Short task ::
An exact copy of all the data is required, with pictures left out.

Collected data ::

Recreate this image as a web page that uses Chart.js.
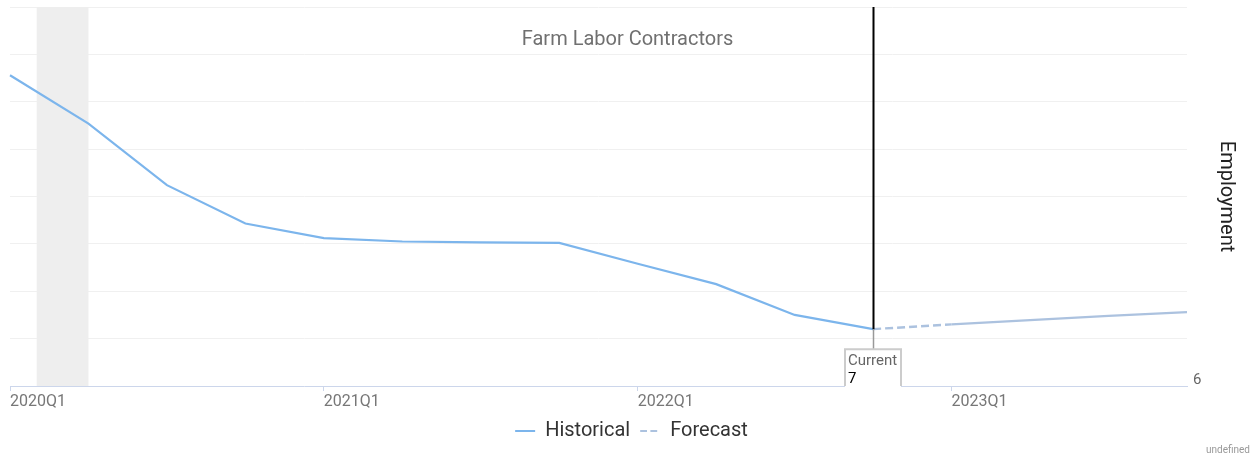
<!DOCTYPE html>
<html>
<head>
<meta charset="utf-8">
<script src="https://cdn.jsdelivr.net/npm/chart.js@4/dist/chart.umd.min.js"></script>
<style>
  html, body { margin: 0; padding: 0; background: #fff; }
  #wrap { width: 1253px; height: 456px; position: relative; }
</style>
</head>
<body>
<div id="wrap"><canvas id="c"></canvas></div>
<script>
const categories = ['2020Q1','2020Q2','2020Q3','2020Q4','2021Q1','2021Q2','2021Q3','2021Q4',
                    '2022Q1','2022Q2','2022Q3','2022Q4','2023Q1','2023Q2','2023Q3','2023Q4'];
const historical = [12.56, 11.54, 10.24, 9.43, 9.12, 9.05, 9.03, 9.02, 8.58, 8.15, 7.50, 7.20,
                    null, null, null, null];
const forecast = [null, null, null, null, null, null, null, null, null, null, null, 7.20,
                  7.30, 7.39, 7.48, 7.56];
const yMin = 6, yMax = 14, yStep = 1;
const yLabelShown = [6];
const recessionBand = [0.34, 1.0];   // category index range
const currentIndex = 11;
const chartTitle = 'Farm Labor Contractors';
const yTitle = 'Employment';
const currentText = 'Current';
const footerText = 'undefined';

Chart.defaults.font.family = 'Roboto, "Open Sans", sans-serif';

const overlay = {
  id: 'overlay',
  beforeDatasetsDraw(chart) {
    const {ctx, chartArea, scales: {x}} = chart;
    const x0 = x.getPixelForValue(recessionBand[0]);
    const x1 = x.getPixelForValue(recessionBand[1]);
    ctx.save();
    ctx.fillStyle = '#eeeeee';
    ctx.fillRect(x0, chartArea.top, x1 - x0, chartArea.bottom - chartArea.top);
    ctx.restore();
  },
  afterDatasetsDraw(chart) {
    const {ctx, chartArea, scales: {x, y}} = chart;
    const cx = Math.round(x.getPixelForValue(currentIndex)) + 0.5;
    const val = historical[currentIndex];
    const cy = y.getPixelForValue(val);
    ctx.save();
    ctx.strokeStyle = '#000';
    ctx.lineWidth = 2;
    ctx.beginPath();
    ctx.moveTo(cx, chartArea.top);
    ctx.lineTo(cx, cy);
    ctx.stroke();
    const boxTop = cy + 20;
    ctx.strokeStyle = '#999';
    ctx.lineWidth = 1.5;
    ctx.beginPath();
    ctx.moveTo(cx, cy);
    ctx.lineTo(cx, boxTop);
    ctx.stroke();
    // label box
    const bw = 56, bx = cx - 28.5;
    ctx.fillStyle = '#fff';
    ctx.fillRect(bx, boxTop, bw, chartArea.bottom - boxTop + 1);
    ctx.strokeStyle = '#cccccc';
    ctx.lineWidth = 2;
    ctx.beginPath();
    ctx.moveTo(bx, chartArea.bottom);
    ctx.lineTo(bx, boxTop);
    ctx.lineTo(bx + bw, boxTop);
    ctx.lineTo(bx + bw, chartArea.bottom);
    ctx.stroke();
    ctx.font = '15px Roboto';
    ctx.textAlign = 'left';
    ctx.textBaseline = 'middle';
    ctx.fillStyle = '#666';
    ctx.fillText(currentText, bx + 3, boxTop + 12);
    ctx.fillStyle = '#000';
    ctx.fillText(String(Math.round(val)), bx + 3, boxTop + 30);
    ctx.restore();
  },
  afterDraw(chart) {
    const {ctx, width} = chart;
    ctx.save();
    ctx.font = '20px Roboto';
    ctx.fillStyle = '#707070';
    ctx.textAlign = 'center';
    ctx.textBaseline = 'middle';
    ctx.fillText(chartTitle, width / 2 + 1, 40);
    ctx.font = '10px Roboto';
    ctx.fillStyle = '#999';
    ctx.textAlign = 'right';
    ctx.fillText(footerText, width - 3, 450);
    ctx.restore();
  }
};

new Chart(document.getElementById('c'), {
  type: 'line',
  data: {
    labels: categories,
    datasets: [
      {
        label: 'Historical',
        data: historical,
        borderColor: '#7cb5ec',
        backgroundColor: '#7cb5ec',
        borderWidth: 2.2,
        pointRadius: 0,
        tension: 0,
        pointStyle: 'line'
      },
      {
        label: 'Forecast',
        data: forecast,
        borderColor: '#acc2df',
        backgroundColor: '#acc2df',
        borderWidth: 2.4,
        borderDash: [8, 4],
        pointRadius: 0,
        tension: 0,
        pointStyle: 'line',
        segment: {
          borderDash: ctx => ctx.p0DataIndex === currentIndex ? [8, 4] : []
        }
      }
    ]
  },
  options: {
    responsive: true,
    maintainAspectRatio: false,
    animation: false,
    layout: { padding: { left: 10, top: 7, right: 0, bottom: 5 } },
    plugins: {
      title: { display: false },
      tooltip: { enabled: false },
      legend: {
        position: 'bottom',
        labels: {
          usePointStyle: true,
          pointStyle: 'line',
          pointStyleWidth: 20,
          color: '#333',
          padding: 10,
          font: { size: 20 },
          generateLabels(chart) {
            const items = Chart.defaults.plugins.legend.labels.generateLabels(chart);
            items.forEach(it => {
              const ds = chart.data.datasets[it.datasetIndex];
              it.lineDash = ds.borderDash ? ds.borderDash.slice(0, 2).map(v => v * 0.85) : [];
              it.lineWidth = 2;
            });
            return items;
          }
        }
      }
    },
    scales: {
      x: {
        afterFit(s) { s.height = 25; },
        border: { color: '#ccd6eb', width: 1 },
        grid: {
          drawOnChartArea: false,
          drawTicks: true,
          tickLength: 5,
          tickColor: ctx => (ctx.index % 4 === 0 ? '#ccd6eb' : 'rgba(0,0,0,0)')
        },
        ticks: {
          autoSkip: false,
          maxRotation: 0,
          align: 'start',
          padding: 1,
          color: '#777',
          font: { size: 16 },
          callback: (v, i) => (categories[i].endsWith('Q1') ? categories[i] : '')
        }
      },
      y: {
        position: 'right',
        min: yMin,
        max: yMax,
        afterFit(s) { s.width = 66; s.paddingTop = 0; s.paddingBottom = 0; },
        border: { display: false },
        grid: { color: '#f0f0f0', drawTicks: false, lineWidth: 1 },
        ticks: {
          stepSize: yStep,
          padding: 6,
          color: '#666',
          font: { size: 15, lineHeight: 0.8 },
          callback: v => (yLabelShown.includes(v) ? [String(v), ''] : '')
        },
        title: {
          display: true,
          text: yTitle,
          color: '#222',
          font: { size: 20 },
          padding: { top: 15, bottom: 0 }
        }
      }
    }
  },
  plugins: [overlay]
});
</script>
</body>
</html>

Solution for this problem ::
Recreate this image as a web page that uses Chart.js.
<!DOCTYPE html>
<html>
<head>
<meta charset="utf-8">
<script src="https://cdn.jsdelivr.net/npm/chart.js@4/dist/chart.umd.min.js"></script>
<style>
  html, body { margin: 0; padding: 0; background: #fff; }
  #wrap { width: 1253px; height: 456px; position: relative; }
</style>
</head>
<body>
<div id="wrap"><canvas id="c"></canvas></div>
<script>
const categories = ['2020Q1','2020Q2','2020Q3','2020Q4','2021Q1','2021Q2','2021Q3','2021Q4',
                    '2022Q1','2022Q2','2022Q3','2022Q4','2023Q1','2023Q2','2023Q3','2023Q4'];
const historical = [12.56, 11.54, 10.24, 9.43, 9.12, 9.05, 9.03, 9.02, 8.58, 8.15, 7.50, 7.20,
                    null, null, null, null];
const forecast = [null, null, null, null, null, null, null, null, null, null, null, 7.20,
                  7.30, 7.39, 7.48, 7.56];
const yMin = 6, yMax = 14, yStep = 1;
const yLabelShown = [6];
const recessionBand = [0.34, 1.0];   // category index range
const currentIndex = 11;
const chartTitle = 'Farm Labor Contractors';
const yTitle = 'Employment';
const currentText = 'Current';
const footerText = 'undefined';

Chart.defaults.font.family = 'Roboto, "Open Sans", sans-serif';

const overlay = {
  id: 'overlay',
  beforeDatasetsDraw(chart) {
    const {ctx, chartArea, scales: {x}} = chart;
    const x0 = x.getPixelForValue(recessionBand[0]);
    const x1 = x.getPixelForValue(recessionBand[1]);
    ctx.save();
    ctx.fillStyle = '#eeeeee';
    ctx.fillRect(x0, chartArea.top, x1 - x0, chartArea.bottom - chartArea.top);
    ctx.restore();
  },
  afterDatasetsDraw(chart) {
    const {ctx, chartArea, scales: {x, y}} = chart;
    const cx = Math.round(x.getPixelForValue(currentIndex)) + 0.5;
    const val = historical[currentIndex];
    const cy = y.getPixelForValue(val);
    ctx.save();
    ctx.strokeStyle = '#000';
    ctx.lineWidth = 2;
    ctx.beginPath();
    ctx.moveTo(cx, chartArea.top);
    ctx.lineTo(cx, cy);
    ctx.stroke();
    const boxTop = cy + 20;
    ctx.strokeStyle = '#999';
    ctx.lineWidth = 1.5;
    ctx.beginPath();
    ctx.moveTo(cx, cy);
    ctx.lineTo(cx, boxTop);
    ctx.stroke();
    // label box
    const bw = 56, bx = cx - 28.5;
    ctx.fillStyle = '#fff';
    ctx.fillRect(bx, boxTop, bw, chartArea.bottom - boxTop + 1);
    ctx.strokeStyle = '#cccccc';
    ctx.lineWidth = 2;
    ctx.beginPath();
    ctx.moveTo(bx, chartArea.bottom);
    ctx.lineTo(bx, boxTop);
    ctx.lineTo(bx + bw, boxTop);
    ctx.lineTo(bx + bw, chartArea.bottom);
    ctx.stroke();
    ctx.font = '15px Roboto';
    ctx.textAlign = 'left';
    ctx.textBaseline = 'middle';
    ctx.fillStyle = '#666';
    ctx.fillText(currentText, bx + 3, boxTop + 12);
    ctx.fillStyle = '#000';
    ctx.fillText(String(Math.round(val)), bx + 3, boxTop + 30);
    ctx.restore();
  },
  afterDraw(chart) {
    const {ctx, width} = chart;
    ctx.save();
    ctx.font = '20px Roboto';
    ctx.fillStyle = '#707070';
    ctx.textAlign = 'center';
    ctx.textBaseline = 'middle';
    ctx.fillText(chartTitle, width / 2 + 1, 40);
    ctx.font = '10px Roboto';
    ctx.fillStyle = '#999';
    ctx.textAlign = 'right';
    ctx.fillText(footerText, width - 3, 450);
    ctx.restore();
  }
};

new Chart(document.getElementById('c'), {
  type: 'line',
  data: {
    labels: categories,
    datasets: [
      {
        label: 'Historical',
        data: historical,
        borderColor: '#7cb5ec',
        backgroundColor: '#7cb5ec',
        borderWidth: 2.2,
        pointRadius: 0,
        tension: 0,
        pointStyle: 'line'
      },
      {
        label: 'Forecast',
        data: forecast,
        borderColor: '#acc2df',
        backgroundColor: '#acc2df',
        borderWidth: 2.4,
        borderDash: [8, 4],
        pointRadius: 0,
        tension: 0,
        pointStyle: 'line',
        segment: {
          borderDash: ctx => ctx.p0DataIndex === currentIndex ? [8, 4] : []
        }
      }
    ]
  },
  options: {
    responsive: true,
    maintainAspectRatio: false,
    animation: false,
    layout: { padding: { left: 10, top: 7, right: 0, bottom: 5 } },
    plugins: {
      title: { display: false },
      tooltip: { enabled: false },
      legend: {
        position: 'bottom',
        labels: {
          usePointStyle: true,
          pointStyle: 'line',
          pointStyleWidth: 20,
          color: '#333',
          padding: 10,
          font: { size: 20 },
          generateLabels(chart) {
            const items = Chart.defaults.plugins.legend.labels.generateLabels(chart);
            items.forEach(it => {
              const ds = chart.data.datasets[it.datasetIndex];
              it.lineDash = ds.borderDash ? ds.borderDash.slice(0, 2).map(v => v * 0.85) : [];
              it.lineWidth = 2;
            });
            return items;
          }
        }
      }
    },
    scales: {
      x: {
        afterFit(s) { s.height = 25; },
        border: { color: '#ccd6eb', width: 1 },
        grid: {
          drawOnChartArea: false,
          drawTicks: true,
          tickLength: 5,
          tickColor: ctx => (ctx.index % 4 === 0 ? '#ccd6eb' : 'rgba(0,0,0,0)')
        },
        ticks: {
          autoSkip: false,
          maxRotation: 0,
          align: 'start',
          padding: 1,
          color: '#777',
          font: { size: 16 },
          callback: (v, i) => (categories[i].endsWith('Q1') ? categories[i] : '')
        }
      },
      y: {
        position: 'right',
        min: yMin,
        max: yMax,
        afterFit(s) { s.width = 66; s.paddingTop = 0; s.paddingBottom = 0; },
        border: { display: false },
        grid: { color: '#f0f0f0', drawTicks: false, lineWidth: 1 },
        ticks: {
          stepSize: yStep,
          padding: 6,
          color: '#666',
          font: { size: 15, lineHeight: 0.8 },
          callback: v => (yLabelShown.includes(v) ? [String(v), ''] : '')
        },
        title: {
          display: true,
          text: yTitle,
          color: '#222',
          font: { size: 20 },
          padding: { top: 15, bottom: 0 }
        }
      }
    }
  },
  plugins: [overlay]
});
</script>
</body>
</html>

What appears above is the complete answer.